The Court’s rules of evidence might also give English lawyers a moment’s pause. There is a justifiable concern about expert evidence, and in particular about “hired gun” experts. It is possible to obtain the reports produced by an expert witness in previous cases, and see if there is an inconsistency between the two. If the expert said in a previous case that a particular technology was unsafe, or that a particular was risk was considerable, and then in a later case appears to have changed his mind, the expert can be challenged on it. The possibilities for cross-examination (and humour) must be considerable.

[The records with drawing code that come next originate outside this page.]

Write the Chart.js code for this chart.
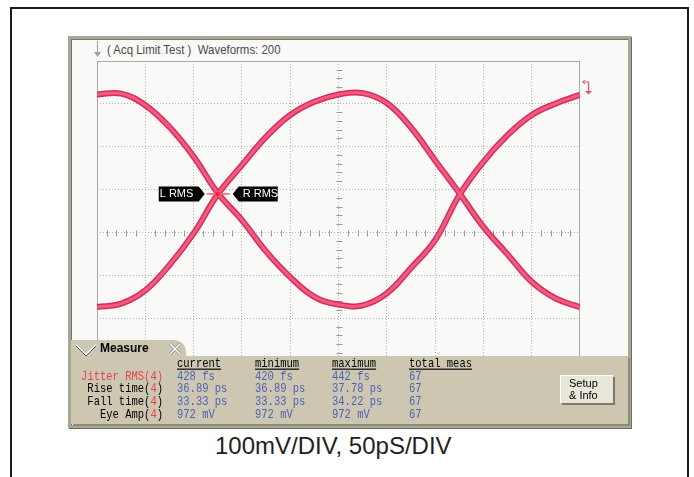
<!DOCTYPE html>
<html>
<head>
<meta charset="utf-8">
<script src="https://cdn.jsdelivr.net/npm/chart.js@4.4.0/dist/chart.umd.min.js"></script>
<style>
  body { margin: 0; width: 694px; height: 477px; background: #fff; position: relative; overflow: hidden; font-family: "Liberation Sans", Arial, sans-serif; }
  .frame { position: absolute; left: 10px; top: 7px; width: 675px; height: 490px; border: 2px solid #1c1c1c; }
  .scope { position: absolute; left: 68px; top: 36px; width: 557px; height: 386px; background: #f9f9f7; border: 3px solid #aaa694; box-shadow: inset 1px 1px 0 #77746a, 1px 1px 0 #6f6c61; }
  .title { position: absolute; left: 107px; top: 42px; font: 13px "Liberation Sans", Arial, sans-serif; color: #4a4a4a; white-space: nowrap; transform: scaleX(0.88); transform-origin: left top; }
  .plot { position: absolute; left: 97px; top: 61px; width: 483px; height: 343px; }
  .tab { position: absolute; left: 71px; top: 340px; width: 115px; height: 18px; background: #cdc7b1; border-top-right-radius: 12px; }
  .tab b { position: absolute; left: 29px; top: 1px; font: bold 12px "Liberation Sans", Arial, sans-serif; color: #000; }
  .panel { position: absolute; left: 71px; top: 356px; width: 557px; height: 68px; background: #cdc7b1; box-shadow: 2px 2px 0 #8e8a7a; }
  .mono { position: absolute; font: 10.5px "Liberation Mono", "DejaVu Sans Mono", monospace; white-space: nowrap; line-height: 12px; transform: scaleY(1.15); }
  .hdr { color: #000; text-decoration: underline; }
  .lbl { color: #000; text-align: right; width: 110px; }
  .val { color: #4d5fb8; }
  .red { color: #e8404a; }
  .btn { position: absolute; left: 560px; top: 375px; width: 44px; height: 26px; padding-left: 8px; background: #e9e7da; border-top: 1px solid #fff; border-left: 1px solid #fff; box-shadow: 2px 2px 0 #7d7a6c; font: 11px "Liberation Sans", Arial, sans-serif; line-height: 12px; color: #000; padding-top: 1px; }
  .caption { position: absolute; left: 215px; top: 432px; font: 24px "Liberation Sans", Arial, sans-serif; color: #231f20; white-space: nowrap; }
</style>
</head>
<body>
<div class="frame"></div>
<div class="scope"></div>
<svg style="position:absolute;left:92px;top:41px" width="12" height="18">
  <path d="M5.5 0 V14" stroke="#a0a0a0" stroke-width="1"/>
  <path d="M2 11 L5.5 16 L9 11 Z" fill="#a0a0a0"/>
</svg>
<div class="title">( Acq Limit Test )&nbsp; Waveforms: 200</div>
<div class="plot"><canvas id="eye"></canvas></div>
<svg style="position:absolute;left:580px;top:79px" width="14" height="16">
  <path d="M3 3 H8.5 V12" stroke="#f0506a" stroke-width="1.2" fill="none"/>
  <path d="M5 12 L8.5 15.5 L12 12 Z" fill="#f0506a"/>
  <path d="M5 1 L2.5 3 L5 5" stroke="#f0506a" stroke-width="1" fill="none"/>
</svg>
<div class="tab">
  <svg style="position:absolute;left:4px;top:3px" width="22" height="14"><path d="M1 2 L11 12 L21 2" stroke="#fff" stroke-width="2" fill="none"/><path d="M1 3 L11 13 L21 3" stroke="#555" stroke-width="1" fill="none"/></svg>
  <b>Measure</b>
  <svg style="position:absolute;left:97px;top:3px" width="14" height="13"><path d="M2 1 L12 11 M12 1 L2 11" stroke="#8a8a8a" stroke-width="3"/><path d="M2 1 L12 11 M12 1 L2 11" stroke="#fff" stroke-width="1.5"/></svg>
</div>
<div class="panel"></div>
<div id="measure"></div>
<div class="btn">Setup<br>&amp; Info</div>
<div class="caption">100mV/DIV, 50pS/DIV</div>

<script>
/******************************************* data **/
// time axis, 50 ps per division, 10 divisions
const timePs = [0, 25, 50, 75, 100, 125, 150, 175, 200, 225, 250, 275, 300, 325, 350, 375, 400, 425, 450, 475, 500];

// trace that starts high (mV)
const traceHigh = [322, 324, 297, 246, 177, 92, 29, -44, -104, -150, -168, -170, -142, -83, -18, 87, 165, 227, 274, 301, 321];

// trace that starts low (mV)
const traceLow = [-174, -166, -135, -76, -2, 89, 157, 223, 274, 305, 322, 325, 302, 245, 168, 92, 13, -51, -115, -154, -174];

// left eye crossing, where the RMS markers sit
const crossing = { x: 125, y: 90 };

// measurement table
const measHeaders = ["current", "minimum", "maximum", "total meas"];
const measNames = ["Jitter RMS", "Rise time", "Fall time", "Eye Amp"];
const measCurrent = ["428 fs", "36.89 ps", "33.33 ps", "972 mV"];
const measMinimum = ["420 fs", "36.89 ps", "33.33 ps", "972 mV"];
const measMaximum = ["442 fs", "37.78 ps", "34.22 ps", "972 mV"];
const measTotal = ["67", "67", "67", "67"];

/******************************************* measure table **/
const measure = document.getElementById("measure");
const colLeft = [177, 255, 332, 409];
const rowTop = 358;
const rowStep = 12.7;

measHeaders.forEach((h, c) => {
  measure.innerHTML += `<div class="mono hdr" style="left:${colLeft[c]}px;top:${rowTop}px">${h}</div>`;
});

const columns = [measCurrent, measMinimum, measMaximum, measTotal];
measNames.forEach((name, r) => {
  const top = rowTop + rowStep * (r + 1);
  // first row is all red, the others only have a red channel number
  const label = r === 0
    ? `<span class="red">${name}(4)</span>`
    : `${name}(<span class="red">4</span>)`;
  measure.innerHTML += `<div class="mono lbl" style="left:53px;top:${top}px">${label}</div>`;
  columns.forEach((col, c) => {
    measure.innerHTML += `<div class="mono val" style="left:${colLeft[c]}px;top:${top}px">${col[r]}</div>`;
  });
});

/******************************************* chart **/
const toPoints = (arr) => timePs.map((t, i) => ({ x: t, y: arr[i] }));

// center cross ticks, plot border and RMS markers
const scopeDecor = {
  id: "scopeDecor",
  beforeDatasetsDraw(chart) {
    const { ctx, chartArea: a, scales: { x, y } } = chart;
    ctx.save();
    ctx.strokeStyle = "#999";
    ctx.lineWidth = 1;
    ctx.beginPath();
    const cx = Math.round(x.getPixelForValue(250)) + 0.5;
    const cy = Math.round(y.getPixelForValue(0)) + 0.5;
    for (let t = 10; t < 500; t += 10) {
      if (t % 50 === 0) continue;
      const px = Math.round(x.getPixelForValue(t)) + 0.5;
      ctx.moveTo(px, cy - 3);
      ctx.lineTo(px, cy + 3);
    }
    for (let v = -380; v < 400; v += 20) {
      if (v % 100 === 0) continue;
      const py = Math.round(y.getPixelForValue(v)) + 0.5;
      ctx.moveTo(cx - 3, py);
      ctx.lineTo(cx + 3, py);
    }
    ctx.stroke();

    // plot border
    ctx.strokeStyle = "#a8a8a8";
    ctx.strokeRect(a.left + 0.5, a.top + 0.5, a.width - 1, a.height - 1);
    ctx.restore();
  },
  afterDatasetsDraw(chart) {
    const { ctx, scales: { x, y } } = chart;
    const px = x.getPixelForValue(crossing.x);
    const py = y.getPixelForValue(crossing.y);
    ctx.save();

    // little red level line at the crossing
    ctx.strokeStyle = "#f2606e";
    ctx.lineWidth = 1.5;
    ctx.beginPath();
    ctx.moveTo(px - 11, py);
    ctx.lineTo(px + 12, py);
    ctx.stroke();
    ctx.fillStyle = "#e8202e";
    ctx.beginPath();
    ctx.arc(px, py, 2, 0, Math.PI * 2);
    ctx.fill();

    // L RMS box pointing right
    ctx.fillStyle = "#000";
    ctx.beginPath();
    ctx.moveTo(px - 59, py - 7.5);
    ctx.lineTo(px - 19, py - 7.5);
    ctx.lineTo(px - 13, py);
    ctx.lineTo(px - 19, py + 7.5);
    ctx.lineTo(px - 59, py + 7.5);
    ctx.closePath();
    ctx.fill();

    // R RMS box pointing left
    ctx.beginPath();
    ctx.moveTo(px + 60, py - 7.5);
    ctx.lineTo(px + 21, py - 7.5);
    ctx.lineTo(px + 15, py);
    ctx.lineTo(px + 21, py + 7.5);
    ctx.lineTo(px + 60, py + 7.5);
    ctx.closePath();
    ctx.fill();

    ctx.fillStyle = "#fff";
    ctx.font = '11px "Liberation Sans", Arial, sans-serif';
    ctx.textBaseline = "middle";
    ctx.fillText("L RMS", px - 58, py + 0.5);
    ctx.fillText("R RMS", px + 25, py + 0.5);
    ctx.restore();
  },
};

const gridOpts = {
  color: "#b4b4b4",
  drawTicks: false,
};

new Chart(document.getElementById("eye"), {
  type: "line",
  data: {
    datasets: [
      { data: toPoints(traceHigh), borderColor: "#f35a7c", borderWidth: 3 },
      { data: toPoints(traceLow), borderColor: "#f35a7c", borderWidth: 3 },
      { data: toPoints(traceHigh), borderColor: "#da2c5c", borderWidth: 6 },
      { data: toPoints(traceLow), borderColor: "#da2c5c", borderWidth: 6 },
    ],
  },
  options: {
    responsive: true,
    maintainAspectRatio: false,
    animation: false,
    layout: { padding: 0 },
    elements: {
      point: { radius: 0 },
      line: { tension: 0.4, borderCapStyle: "butt" },
    },
    plugins: {
      legend: { display: false },
      tooltip: { enabled: false },
    },
    scales: {
      x: {
        type: "linear",
        min: 0,
        max: 500,
        ticks: { display: false, stepSize: 50 },
        grid: gridOpts,
        border: { display: false, dash: [1, 2] },
      },
      y: {
        min: -400,
        max: 400,
        ticks: { display: false, stepSize: 100 },
        grid: gridOpts,
        border: { display: false, dash: [1, 2] },
      },
    },
  },
  plugins: [scopeDecor],
});
</script>
</body>
</html>
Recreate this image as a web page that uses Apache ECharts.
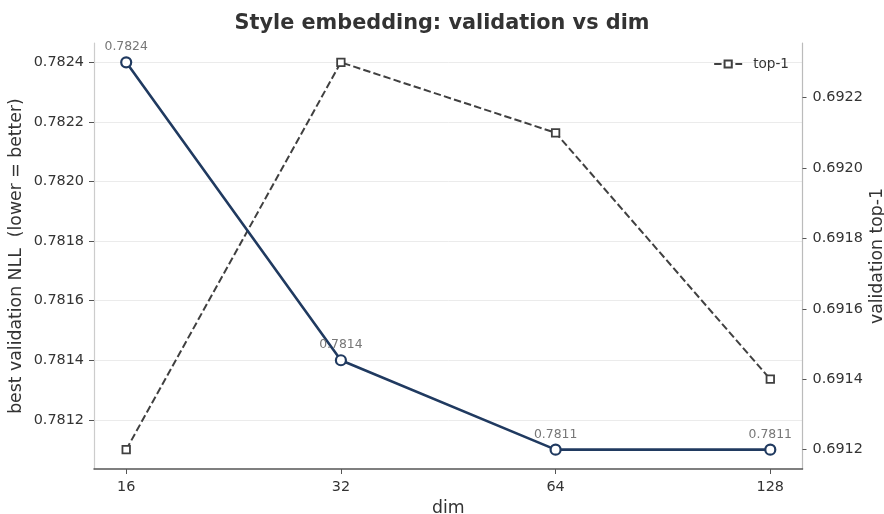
<!DOCTYPE html>
<html>
<head>
<meta charset="utf-8">
<script src="https://cdn.jsdelivr.net/npm/echarts@6/dist/echarts.min.js"></script>
<style>html,body{margin:0;padding:0;background:#fff}#c{width:884px;height:514px}</style>
</head>
<body>
<div id="c"></div>
<script>
const dims = [16, 32, 64, 128];
const nllValues = [0.7824, 0.7814, 0.7811, 0.7811];
const top1Values = [0.6912, 0.6923, 0.6921, 0.6914];
const leftTicks = [0.7812, 0.7814, 0.7816, 0.7818, 0.7820, 0.7822, 0.7824];
const rightTicks = [0.6912, 0.6914, 0.6916, 0.6918, 0.6920, 0.6922];

const FONT = 'DejaVu Sans';
const chart = echarts.init(document.getElementById('c'), null, {renderer: 'canvas'});
const idx = dims.map((d, i) => i);

chart.setOption({
  animation: false,
  textStyle: {fontFamily: FONT},
  title: {
    text: 'Style embedding: validation vs dim',
    left: 'center', top: 8,
    textStyle: {fontFamily: FONT, fontSize: 20.8, fontWeight: 'bold', color: '#333'}
  },
  legend: {
    data: ['top-1'],
    right: 95, top: 57, padding: 0,
    itemWidth: 28, itemHeight: 9,
    textStyle: {fontFamily: FONT, fontSize: 13.6, color: '#333', padding: [0, 0, 0, 6]}
  },
  grid: {left: 94, right: 81.5, top: 43, bottom: 45, containLabel: false, outerBoundsMode: 'none'},
  xAxis: {
    type: 'value', min: -0.15, max: 3.15,
    name: 'dim', nameLocation: 'middle', nameGap: 31, nameMoveOverlap: false,
    nameTextStyle: {fontFamily: FONT, fontSize: 17.3, color: '#333'},
    axisLine: {show: true, onZero: false, lineStyle: {color: '#555', width: 1.5}},
    axisTick: {show: true, customValues: idx, length: 5, lineStyle: {color: '#555'}},
    axisLabel: {customValues: idx, formatter: v => String(dims[Math.round(v)]), fontFamily: FONT, fontSize: 14.4, color: '#333', margin: 11},
    splitLine: {show: false}
  },
  yAxis: [{
    type: 'value', position: 'left', min: 0.781035, max: 0.782465,
    name: 'best validation NLL  (lower = better)', nameLocation: 'middle', nameGap: 69, nameMoveOverlap: false,
    nameTextStyle: {fontFamily: FONT, fontSize: 17.3, color: '#333'},
    axisLine: {show: true, onZero: false, lineStyle: {color: '#ccc', width: 1.2}},
    axisTick: {show: true, customValues: leftTicks, length: 5, lineStyle: {color: '#555'}},
    axisLabel: {customValues: leftTicks, formatter: v => v.toFixed(4), fontFamily: FONT, fontSize: 14.4, color: '#333', margin: 10},
    splitLine: {show: true, lineStyle: {color: '#ebebeb', width: 1}}
  }, {
    type: 'value', position: 'right', min: 0.691145, max: 0.692355,
    name: 'validation top-1', nameLocation: 'middle', nameGap: 67, nameMoveOverlap: false,
    nameTextStyle: {fontFamily: FONT, fontSize: 17.3, color: '#333'},
    axisLine: {show: true, onZero: false, lineStyle: {color: '#bbb', width: 1.2}},
    axisTick: {show: true, customValues: rightTicks, length: 4, lineStyle: {color: '#555'}},
    axisLabel: {customValues: rightTicks, formatter: v => v.toFixed(4), fontFamily: FONT, fontSize: 14.4, color: '#333', margin: 10},
    splitLine: {show: false}
  }],
  series: [{
    name: 'NLL', type: 'line', yAxisIndex: 0,
    data: nllValues.map((v, i) => [i, v]),
    symbol: 'circle', symbolSize: 10,
    lineStyle: {color: '#203a60', width: 2.6},
    itemStyle: {color: '#fff', borderColor: '#203a60', borderWidth: 2.2},
    label: {show: true, position: 'top', distance: 3, formatter: p => p.value[1].toFixed(4), color: '#777', fontSize: 12.4, fontFamily: FONT},
    z: 3
  }, {
    name: 'top-1', type: 'line', yAxisIndex: 1,
    data: top1Values.map((v, i) => [i, v]),
    symbol: 'rect', symbolSize: 7.5,
    lineStyle: {color: '#404040', width: 2, type: [7.4, 3.2]},
    itemStyle: {color: '#fff', borderColor: '#404040', borderWidth: 1.8},
    z: 2
  }]
});
</script>
</body>
</html>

The Coalition government is well-known for preferring mediation to litigation where possible. Some commentators, including practising lawyers, have felt that this is wrong, and is an unconvincing Trojan horse for the government’s deficit-reduction agenda. However, the experience of the NZ Court and other environmental tribunals shows what can be achieved. Before 2002, there was a backlog of some 3,000 cases. Woolf-style case management reforms were introduced there with a particular emphasis on mediation. The backlog was reduced by more than half, and 40% of cases are settled in whole or in part by mediation. But that is not the limit – moving off over the Tasman Sea, the Planning and Environment Court of Queensland operates a system of mandatory mediation, and 90% of cases settle before a hearing.
So there is a lot to consider for judges, lawyers and litigants in the First Tier Tribunal. However, as I said in my previous
post, whether the First TT ever develops the jurisdiction to deal with problems like those above is something on which we will have to wait and see.